— Start of Data rows —

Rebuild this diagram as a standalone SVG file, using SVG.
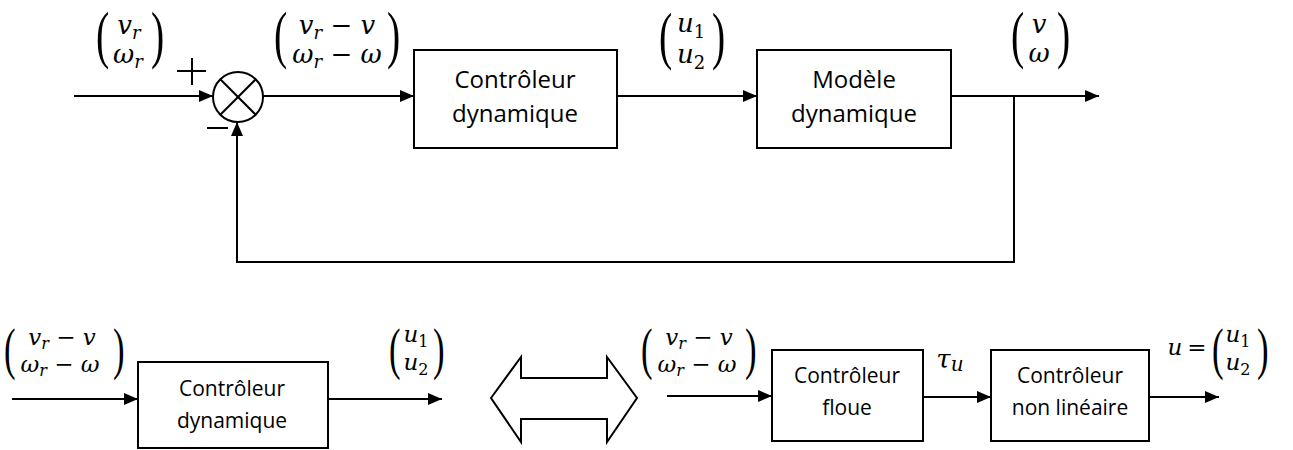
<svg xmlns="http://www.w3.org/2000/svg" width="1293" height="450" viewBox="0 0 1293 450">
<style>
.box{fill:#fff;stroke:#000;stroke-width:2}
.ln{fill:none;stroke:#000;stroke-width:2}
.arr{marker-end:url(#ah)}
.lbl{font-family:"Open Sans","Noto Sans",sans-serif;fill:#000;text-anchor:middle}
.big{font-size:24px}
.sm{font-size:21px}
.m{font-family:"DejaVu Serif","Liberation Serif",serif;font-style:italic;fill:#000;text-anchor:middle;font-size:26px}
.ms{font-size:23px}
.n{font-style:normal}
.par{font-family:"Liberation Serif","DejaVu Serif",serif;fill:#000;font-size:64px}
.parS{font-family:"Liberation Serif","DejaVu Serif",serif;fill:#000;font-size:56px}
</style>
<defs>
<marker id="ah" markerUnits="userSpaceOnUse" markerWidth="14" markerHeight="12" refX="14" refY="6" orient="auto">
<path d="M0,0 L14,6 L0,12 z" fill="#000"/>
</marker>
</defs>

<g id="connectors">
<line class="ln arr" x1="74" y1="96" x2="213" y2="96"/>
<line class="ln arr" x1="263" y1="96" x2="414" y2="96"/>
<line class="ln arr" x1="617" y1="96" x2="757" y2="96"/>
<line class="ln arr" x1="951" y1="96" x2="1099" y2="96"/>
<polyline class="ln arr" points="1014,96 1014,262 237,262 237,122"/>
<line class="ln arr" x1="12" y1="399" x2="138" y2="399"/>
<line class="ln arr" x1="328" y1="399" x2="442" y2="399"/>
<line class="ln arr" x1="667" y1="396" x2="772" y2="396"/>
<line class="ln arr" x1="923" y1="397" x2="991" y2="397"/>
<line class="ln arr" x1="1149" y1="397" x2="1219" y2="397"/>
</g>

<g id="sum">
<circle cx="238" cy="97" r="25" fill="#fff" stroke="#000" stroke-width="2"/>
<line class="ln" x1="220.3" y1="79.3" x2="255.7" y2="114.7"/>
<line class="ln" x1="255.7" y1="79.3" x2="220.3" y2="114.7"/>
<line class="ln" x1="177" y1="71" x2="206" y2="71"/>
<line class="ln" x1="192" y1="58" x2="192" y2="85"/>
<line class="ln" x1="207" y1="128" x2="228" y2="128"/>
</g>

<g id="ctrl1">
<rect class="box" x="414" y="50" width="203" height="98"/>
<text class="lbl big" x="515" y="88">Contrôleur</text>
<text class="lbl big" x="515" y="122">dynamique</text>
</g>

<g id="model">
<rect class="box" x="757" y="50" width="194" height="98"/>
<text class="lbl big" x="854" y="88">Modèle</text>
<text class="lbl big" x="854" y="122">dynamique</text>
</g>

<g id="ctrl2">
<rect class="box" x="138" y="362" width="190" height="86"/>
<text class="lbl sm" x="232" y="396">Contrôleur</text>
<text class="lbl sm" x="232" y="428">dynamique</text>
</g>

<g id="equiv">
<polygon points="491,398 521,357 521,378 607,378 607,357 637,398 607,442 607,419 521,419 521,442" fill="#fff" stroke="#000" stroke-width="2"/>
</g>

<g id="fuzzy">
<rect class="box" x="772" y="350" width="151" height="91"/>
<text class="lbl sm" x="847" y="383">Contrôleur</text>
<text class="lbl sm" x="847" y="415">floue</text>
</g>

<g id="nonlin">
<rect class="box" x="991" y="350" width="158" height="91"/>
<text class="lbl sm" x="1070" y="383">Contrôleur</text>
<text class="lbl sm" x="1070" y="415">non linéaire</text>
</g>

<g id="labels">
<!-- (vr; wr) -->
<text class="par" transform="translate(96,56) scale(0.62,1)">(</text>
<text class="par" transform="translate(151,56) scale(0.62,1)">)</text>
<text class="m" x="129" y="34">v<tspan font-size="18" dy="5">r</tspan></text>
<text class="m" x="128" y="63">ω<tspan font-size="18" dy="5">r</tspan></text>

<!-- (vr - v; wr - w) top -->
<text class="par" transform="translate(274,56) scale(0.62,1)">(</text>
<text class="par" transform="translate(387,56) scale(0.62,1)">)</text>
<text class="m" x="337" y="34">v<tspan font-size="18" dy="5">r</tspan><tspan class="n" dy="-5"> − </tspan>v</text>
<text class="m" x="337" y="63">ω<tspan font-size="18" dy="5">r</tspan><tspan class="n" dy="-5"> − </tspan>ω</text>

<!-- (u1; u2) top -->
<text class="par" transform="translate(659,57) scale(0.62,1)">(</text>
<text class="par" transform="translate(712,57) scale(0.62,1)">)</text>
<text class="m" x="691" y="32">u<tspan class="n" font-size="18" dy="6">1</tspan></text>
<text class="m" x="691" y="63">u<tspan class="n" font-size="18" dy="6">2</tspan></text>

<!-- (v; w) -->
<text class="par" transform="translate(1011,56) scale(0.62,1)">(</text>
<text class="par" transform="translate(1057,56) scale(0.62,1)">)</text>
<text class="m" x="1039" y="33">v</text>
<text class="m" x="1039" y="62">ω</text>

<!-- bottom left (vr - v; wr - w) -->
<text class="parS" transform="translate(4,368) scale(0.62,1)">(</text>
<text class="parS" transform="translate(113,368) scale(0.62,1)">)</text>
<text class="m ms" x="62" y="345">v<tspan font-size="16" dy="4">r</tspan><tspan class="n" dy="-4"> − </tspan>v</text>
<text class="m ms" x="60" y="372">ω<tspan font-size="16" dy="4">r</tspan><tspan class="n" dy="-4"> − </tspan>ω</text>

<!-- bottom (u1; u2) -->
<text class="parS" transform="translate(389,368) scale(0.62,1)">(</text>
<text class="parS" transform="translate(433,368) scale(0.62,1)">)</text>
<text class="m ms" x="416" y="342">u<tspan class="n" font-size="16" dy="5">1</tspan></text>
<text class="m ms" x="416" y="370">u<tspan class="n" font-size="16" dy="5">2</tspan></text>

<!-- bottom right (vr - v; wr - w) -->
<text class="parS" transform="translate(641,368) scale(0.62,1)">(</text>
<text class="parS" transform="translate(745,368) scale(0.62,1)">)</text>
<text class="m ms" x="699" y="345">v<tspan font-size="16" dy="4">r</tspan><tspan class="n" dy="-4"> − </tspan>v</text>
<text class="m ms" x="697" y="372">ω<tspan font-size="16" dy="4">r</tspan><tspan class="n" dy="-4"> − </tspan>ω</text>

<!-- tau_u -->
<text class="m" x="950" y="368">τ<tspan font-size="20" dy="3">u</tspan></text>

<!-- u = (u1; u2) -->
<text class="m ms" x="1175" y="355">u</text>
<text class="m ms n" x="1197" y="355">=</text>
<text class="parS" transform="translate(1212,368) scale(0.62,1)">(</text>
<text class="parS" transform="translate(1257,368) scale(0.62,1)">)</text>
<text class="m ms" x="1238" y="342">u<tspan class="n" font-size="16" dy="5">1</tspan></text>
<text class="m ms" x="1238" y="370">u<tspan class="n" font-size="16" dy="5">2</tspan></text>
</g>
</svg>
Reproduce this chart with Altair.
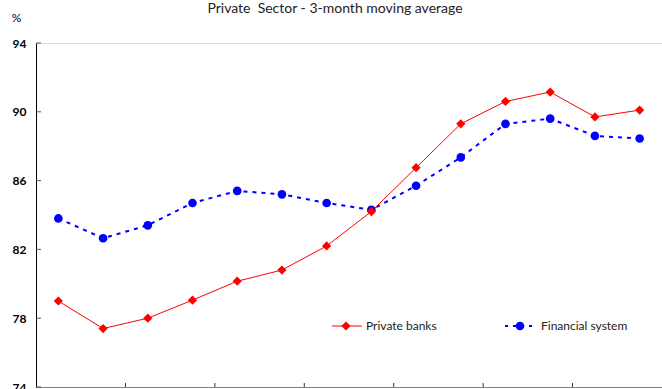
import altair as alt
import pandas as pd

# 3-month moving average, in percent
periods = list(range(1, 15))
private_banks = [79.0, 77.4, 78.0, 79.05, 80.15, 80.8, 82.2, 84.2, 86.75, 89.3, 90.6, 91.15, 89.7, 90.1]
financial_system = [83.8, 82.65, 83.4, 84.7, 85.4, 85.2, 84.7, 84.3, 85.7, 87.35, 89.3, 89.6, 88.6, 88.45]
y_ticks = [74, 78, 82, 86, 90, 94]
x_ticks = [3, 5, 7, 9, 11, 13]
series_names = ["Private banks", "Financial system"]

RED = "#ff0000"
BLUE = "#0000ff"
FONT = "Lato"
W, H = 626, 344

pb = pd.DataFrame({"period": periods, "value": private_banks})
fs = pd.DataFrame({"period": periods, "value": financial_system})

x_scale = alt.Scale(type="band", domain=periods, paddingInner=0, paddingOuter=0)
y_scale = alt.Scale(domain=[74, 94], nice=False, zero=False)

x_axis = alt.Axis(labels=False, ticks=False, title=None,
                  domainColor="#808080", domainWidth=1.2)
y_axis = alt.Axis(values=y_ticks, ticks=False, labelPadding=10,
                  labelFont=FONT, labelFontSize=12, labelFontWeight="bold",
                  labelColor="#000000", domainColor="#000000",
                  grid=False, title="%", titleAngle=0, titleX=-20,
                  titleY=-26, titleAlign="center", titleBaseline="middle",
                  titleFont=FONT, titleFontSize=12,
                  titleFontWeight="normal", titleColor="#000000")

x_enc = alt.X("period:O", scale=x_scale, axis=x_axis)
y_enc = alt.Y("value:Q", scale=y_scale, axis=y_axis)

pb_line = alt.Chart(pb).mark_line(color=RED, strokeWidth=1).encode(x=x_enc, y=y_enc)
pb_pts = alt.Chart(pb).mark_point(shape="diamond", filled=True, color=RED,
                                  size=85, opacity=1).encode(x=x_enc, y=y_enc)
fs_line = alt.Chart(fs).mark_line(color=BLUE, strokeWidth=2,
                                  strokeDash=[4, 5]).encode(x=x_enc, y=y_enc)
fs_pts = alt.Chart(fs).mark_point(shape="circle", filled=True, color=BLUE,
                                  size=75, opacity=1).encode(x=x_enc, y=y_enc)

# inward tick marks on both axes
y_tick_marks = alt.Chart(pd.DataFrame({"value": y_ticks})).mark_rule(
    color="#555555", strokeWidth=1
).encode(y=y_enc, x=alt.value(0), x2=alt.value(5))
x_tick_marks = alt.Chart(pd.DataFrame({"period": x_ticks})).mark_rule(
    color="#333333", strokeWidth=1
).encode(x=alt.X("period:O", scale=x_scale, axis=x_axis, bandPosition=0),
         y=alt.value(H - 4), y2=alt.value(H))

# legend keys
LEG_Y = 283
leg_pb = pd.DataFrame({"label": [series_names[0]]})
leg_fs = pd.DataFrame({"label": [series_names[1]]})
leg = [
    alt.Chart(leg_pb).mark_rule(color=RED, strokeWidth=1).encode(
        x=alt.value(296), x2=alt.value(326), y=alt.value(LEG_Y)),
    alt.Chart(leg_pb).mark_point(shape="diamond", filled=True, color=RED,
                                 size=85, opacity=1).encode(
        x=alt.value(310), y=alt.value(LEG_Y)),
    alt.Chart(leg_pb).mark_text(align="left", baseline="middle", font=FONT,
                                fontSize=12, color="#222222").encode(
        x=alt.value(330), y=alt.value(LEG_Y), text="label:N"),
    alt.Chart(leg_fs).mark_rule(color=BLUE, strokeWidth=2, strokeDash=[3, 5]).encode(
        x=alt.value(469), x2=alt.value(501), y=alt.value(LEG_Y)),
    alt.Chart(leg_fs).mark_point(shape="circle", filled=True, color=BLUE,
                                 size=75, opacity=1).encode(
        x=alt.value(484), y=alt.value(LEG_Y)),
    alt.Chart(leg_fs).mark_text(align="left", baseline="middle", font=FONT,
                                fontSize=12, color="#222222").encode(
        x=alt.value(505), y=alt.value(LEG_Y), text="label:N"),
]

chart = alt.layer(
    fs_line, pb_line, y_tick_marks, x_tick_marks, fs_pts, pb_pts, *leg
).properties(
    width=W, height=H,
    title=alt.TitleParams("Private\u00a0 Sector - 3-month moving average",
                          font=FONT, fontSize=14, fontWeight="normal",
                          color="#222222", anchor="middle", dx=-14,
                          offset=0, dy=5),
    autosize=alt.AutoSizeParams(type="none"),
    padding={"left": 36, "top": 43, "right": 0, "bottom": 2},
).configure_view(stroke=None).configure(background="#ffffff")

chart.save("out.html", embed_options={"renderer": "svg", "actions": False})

— End of Data rows —

Instruction
Starting at the line that contains "Reproduce this chart with Altair." and ending at the line that contains "y_scale = alt.Scale(domain=[74, 94], nice=False, zero=False)", give the lines again exactly. Do not include the pictures.

Output for this exercise
Reproduce this chart with Altair.
import altair as alt
import pandas as pd

# 3-month moving average, in percent
periods = list(range(1, 15))
private_banks = [79.0, 77.4, 78.0, 79.05, 80.15, 80.8, 82.2, 84.2, 86.75, 89.3, 90.6, 91.15, 89.7, 90.1]
financial_system = [83.8, 82.65, 83.4, 84.7, 85.4, 85.2, 84.7, 84.3, 85.7, 87.35, 89.3, 89.6, 88.6, 88.45]
y_ticks = [74, 78, 82, 86, 90, 94]
x_ticks = [3, 5, 7, 9, 11, 13]
series_names = ["Private banks", "Financial system"]

RED = "#ff0000"
BLUE = "#0000ff"
FONT = "Lato"
W, H = 626, 344

pb = pd.DataFrame({"period": periods, "value": private_banks})
fs = pd.DataFrame({"period": periods, "value": financial_system})

x_scale = alt.Scale(type="band", domain=periods, paddingInner=0, paddingOuter=0)
y_scale = alt.Scale(domain=[74, 94], nice=False, zero=False)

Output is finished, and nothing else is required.